Conway is one of the best singer-songwriters this country has ever produced – her hit song Adultery is as good as anything The Beatles wrote – and she also happens to be Jewish, something I never knew when I was fangirling over her in the ’80s and ’90s. It is thus pretty unsurprising that she takes a pretty dim view of a terror group that wants to wipe Israel from the map, nor that she shares the widely held mainstream view that Hamas is largely responsible for the tragic carnage wrought on Gaza in response to their grotesquely murderous attack on October 7.
But, in the Orwellian world of cancel culture, the rightness or wrongness of her view is irrelevant. Such views are not there to be debated or disagreed with, they only exist to be eliminated.
Thus Conway promptly found herself cancelled. A scheduled appearance on the ABC to promote an upcoming show was vetoed – only to be mysteriously reinstated after inquiries by a journalist from another organisation. Meanwhile, the fury and condemnation flew on social media, with the ugly yet tiresomely predictable accusation that she was a supporter of “genocide”.
This was news to Conway, who appeared to the rest of the outside world as another peace-loving hippy musician. But no, just like Dylan, she was a traitor to the cause – a cause that was entirely somebody else’s invention and towards which her only crime was a failure to instantly pledge allegiance.
Such extreme demands for conformity were once rarely seen outside fascist or communist totalitarian states – or New England folk festivals. In 21st century liberal democracies, all it took was Twitter.

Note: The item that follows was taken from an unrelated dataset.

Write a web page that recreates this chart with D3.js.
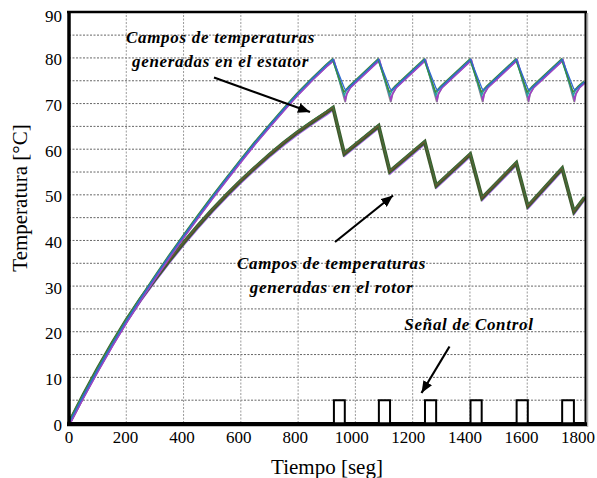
<!DOCTYPE html>
<html>
<head>
<meta charset="utf-8">
<script src="https://cdn.jsdelivr.net/npm/d3@7"></script>
<style>
  body { margin: 0; background: #fff; }
</style>
</head>
<body>
<svg id="chart" width="597" height="478" font-family="Liberation Serif"></svg>
<script>
// Heating phase (shared by all traces), time in seconds
const tiempoSubida = [0, 50, 100, 150, 200, 250, 300, 350, 400, 450, 500, 550, 600, 650, 700, 750, 800, 850, 900];
const estatorSubida = [0, 6.0, 11.7, 17.2, 22.4, 27.3, 32.0, 36.6, 41.0, 45.3, 49.5, 53.6, 57.6, 61.5, 65.2, 68.8, 72.3, 75.5, 78.5];
const rotorSubida   = [0, 6.1, 11.9, 17.4, 22.5, 27.2, 31.5, 35.6, 39.5, 43.2, 46.7, 50.0, 53.1, 56.0, 58.8, 61.4, 63.8, 66.0, 68.1];

// Stator traces once the control signal starts switching
const tiempoEstator = [922, 962, 967, 980, 1081, 1121, 1127, 1140, 1242, 1282, 1287, 1300,
                       1402, 1442, 1447, 1460, 1562, 1602, 1607, 1620, 1722, 1762, 1767, 1780, 1800];
const estatorA = [79.7, 73.3, 72.9, 73.7, 79.7, 73.3, 72.9, 73.7, 79.7, 73.3, 72.9, 73.7,
                  79.7, 73.3, 72.9, 73.7, 79.7, 73.3, 72.9, 73.7, 79.7, 73.3, 72.9, 73.7, 74.8];
const estatorB = [79.7, 72.5, 72.8, 73.7, 79.7, 72.5, 72.8, 73.7, 79.7, 72.5, 72.8, 73.7,
                  79.7, 72.5, 72.8, 73.7, 79.7, 72.5, 72.8, 73.7, 79.7, 72.5, 72.8, 73.7, 74.8];
const estatorC = [79.7, 71.8, 72.6, 73.7, 79.7, 71.8, 72.6, 73.7, 79.7, 71.8, 72.6, 73.7,
                  79.7, 71.8, 72.6, 73.7, 79.7, 71.8, 72.6, 73.7, 79.7, 71.8, 72.6, 73.7, 74.8];
const estatorD = [79.7, 71.1, 72.4, 73.7, 79.7, 71.1, 72.4, 73.7, 79.7, 71.1, 72.4, 73.7,
                  79.7, 71.1, 72.4, 73.7, 79.7, 71.1, 72.4, 73.7, 79.7, 71.1, 72.4, 73.7, 74.8];
const estatorE = [79.7, 70.5, 72.2, 73.7, 79.7, 70.5, 72.2, 73.7, 79.7, 70.5, 72.2, 73.7,
                  79.7, 70.5, 72.2, 73.7, 79.7, 70.5, 72.2, 73.7, 79.7, 70.5, 72.2, 73.7, 74.8];

// Rotor band once the control signal starts switching
const tiempoRotor = [922, 961, 1081, 1120, 1242, 1282, 1401, 1442, 1562, 1602, 1722, 1763, 1800];
const rotorCiclo  = [69.1, 59.0, 65.1, 55.1, 61.6, 52.0, 58.9, 49.3, 57.0, 47.5, 55.8, 46.3, 49.4];

// Control signal pulses
const pulsoInicio = [925, 1082, 1243, 1402, 1563, 1722];
const pulsoFin    = [963, 1121, 1282, 1441, 1602, 1763];
const pulsoNivel  = 5;

const ticksX = [0, 200, 400, 600, 800, 1000, 1200, 1400, 1600, 1800];
const ticksY = [0, 10, 20, 30, 40, 50, 60, 70, 80, 90];
const gridY  = [5, 10, 15, 20, 25, 30, 35, 40, 45, 50, 55, 60, 65, 70, 75, 80, 85];
const gridX  = [200, 400, 600, 800, 1000, 1200, 1400, 1600];

const svg = d3.select("#chart");
const x = d3.scaleLinear().domain([0, 1800]).range([69, 584.5]);
const xEtiqueta = d3.scaleLinear().domain([0, 1800]).range([69, 578]);
const y = d3.scaleLinear().domain([0, 90]).range([423, 12.3]);
const fuente = "Liberation Serif";

const texto = (sel) => sel.attr("font-family", fuente).style("font-family", `"${fuente}"`);

// grid
const grid = svg.append("g");
grid.selectAll("line.gy").data(gridY).join("line")
  .attr("x1", x(0)).attr("x2", x(1800))
  .attr("y1", d => y(d)).attr("y2", d => y(d))
  .attr("stroke", "#666").attr("stroke-width", 1).attr("stroke-dasharray", "2,1.5");
grid.selectAll("line.gx").data(gridX).join("line")
  .attr("x1", d => x(d)).attr("x2", d => x(d))
  .attr("y1", y(0)).attr("y2", y(90))
  .attr("stroke", "#9a9a9a").attr("stroke-width", 1).attr("stroke-dasharray", "2,1.5");

const linea = d3.line().x(d => x(d[0])).y(d => y(d[1]));
const unir = (t, v) => t.map((ti, i) => [ti, v[i]]);

const subidaEst = unir(tiempoSubida, estatorSubida);
const subidaRot = unir(tiempoSubida, rotorSubida);

// rotor band: several overlapping traces
const rotor = subidaRot.concat(unir(tiempoRotor, rotorCiclo));
const capas = svg.append("g").attr("fill", "none").attr("stroke-linejoin", "miter");
capas.append("path").datum(rotor).attr("d", linea)
  .attr("stroke", "#a66ae8").attr("stroke-width", 1.8).attr("transform", "translate(0.3,2.2)");
capas.append("path").datum(rotor).attr("d", linea)
  .attr("stroke", "#3c5a2c").attr("stroke-width", 3.8);
capas.append("path").datum(rotor).attr("d", linea)
  .attr("stroke", "#7a5032").attr("stroke-width", 1.2).attr("transform", "translate(0,-0.5)");
capas.append("path").datum(rotor).attr("d", linea)
  .attr("stroke", "#2e7a3e").attr("stroke-width", 0.9).attr("transform", "translate(0,-1.5)");

// stator traces
const trazas = [
  { v: estatorE, c: "#8c8c8c", w: 1.8, dx: 0.7, dy: 0.7 },
  { v: estatorD, c: "#a040c8", w: 1.6, dx: 0.9, dy: 1.0 },
  { v: estatorC, c: "#2aa0a0", w: 1.5, dx: -0.4, dy: 0.2 },
  { v: estatorB, c: "#3c8c3a", w: 1.5, dx: -0.7, dy: -0.3 },
  { v: estatorA, c: "#2f6ad0", w: 1.3, dx: 0, dy: 0 }
];
trazas.forEach(tr => {
  capas.append("path").datum(subidaEst.concat(unir(tiempoEstator, tr.v))).attr("d", linea)
    .attr("stroke", tr.c).attr("stroke-width", tr.w)
    .attr("transform", `translate(${tr.dx},${tr.dy})`);
});

// control signal
const senal = [[0, 0]];
pulsoInicio.forEach((t0, i) => {
  senal.push([t0, 0], [t0, pulsoNivel], [pulsoFin[i], pulsoNivel], [pulsoFin[i], 0]);
});
senal.push([1800, 0]);
svg.append("path").datum(senal).attr("d", linea)
  .attr("fill", "none").attr("stroke", "#000").attr("stroke-width", 2);

// frame
const marco = svg.append("g").attr("stroke", "#000");
marco.append("line").attr("x1", 587.5).attr("x2", 587.5).attr("y1", 13).attr("y2", 427)
  .attr("stroke", "#b0b0b0").attr("stroke-width", 1.5);
marco.append("line").attr("x1", 67).attr("x2", 587).attr("y1", 12).attr("y2", 12).attr("stroke-width", 2.5);
marco.append("line").attr("x1", 585.5).attr("x2", 585.5).attr("y1", 11).attr("y2", 426).attr("stroke-width", 2);
marco.append("line").attr("x1", 67).attr("x2", 587).attr("y1", 424.2).attr("y2", 424.2).attr("stroke-width", 4);
marco.append("line").attr("x1", 69).attr("x2", 69).attr("y1", 11).attr("y2", 426).attr("stroke-width", 3.5);

// tick labels
svg.append("g").selectAll("text").data(ticksX).join("text")
  .call(texto)
  .attr("x", d => xEtiqueta(d)).attr("y", 443)
  .attr("text-anchor", "middle").style("font-size", "17px")
  .text(d => d);
svg.append("g").selectAll("text").data(ticksY).join("text")
  .call(texto)
  .attr("x", 62).attr("y", d => y(d) + (d === 90 ? 10 : 7.5))
  .attr("text-anchor", "end").style("font-size", "17px")
  .text(d => d);

// axis titles
svg.append("text").call(texto).attr("x", 327).attr("y", 474).attr("text-anchor", "middle")
  .style("font-size", "21px").text("Tiempo [seg]");
svg.append("text").call(texto).attr("transform", "translate(27,198) rotate(-90)").attr("text-anchor", "middle")
  .style("font-size", "21px").text("Temperatura [°C]");

// annotations
const nota = (lineas, cx, y0) => {
  lineas.forEach((s, i) => {
    svg.append("text").call(texto).attr("x", cx).attr("y", y0 + i * 24.5).attr("text-anchor", "middle")
      .style("font-size", "17px").style("font-weight", "bold")
      .style("font-style", "italic").style("letter-spacing", "0.7px").text(s);
  });
};
nota(["Campos de temperaturas", "generadas en el estator"], 220.5, 42.5);
nota(["Campos de temperaturas", "generadas en el rotor"], 331.5, 268.5);
nota(["Señal de Control"], 469, 329.5);

svg.append("defs").append("marker").attr("id", "punta")
  .attr("viewBox", "0 0 12 10").attr("refX", 12).attr("refY", 5)
  .attr("markerWidth", 12).attr("markerHeight", 10).attr("markerUnits", "userSpaceOnUse")
  .attr("orient", "auto")
  .append("path").attr("d", "M0,0 L12,5 L0,10 Z").attr("fill", "#000");

const flechas = [
  [214, 77.5, 310, 112],
  [335, 242, 393, 195.5],
  [449.5, 346.5, 421.5, 393]
];
svg.append("g").selectAll("line").data(flechas).join("line")
  .attr("x1", d => d[0]).attr("y1", d => d[1]).attr("x2", d => d[2]).attr("y2", d => d[3])
  .attr("stroke", "#000").attr("stroke-width", 2.2).attr("marker-end", "url(#punta)");
</script>
</body>
</html>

But the internet isn’t all bad. For one thing, you can easily find videos of the insufferable ponces who denounced Dylan for going electric. It is champagne comedy, albeit of the champagne socialist kind.
No doubt all these turtle-necked tosspots thought they too were on the right side of history. Instead, history shows them to be utterly ridiculous.
The same fate awaits those who condemn today’s unwitting apostates, and thanks to the same world wide web that enabled it, their screeching and sooking will be recorded for all posterity.
In the meantime, Conway and all the others who have been monstered by the mob can take some comfort and guidance from Dylan’s response to the miserablists who tried to silence him. “Play it f--king loud!”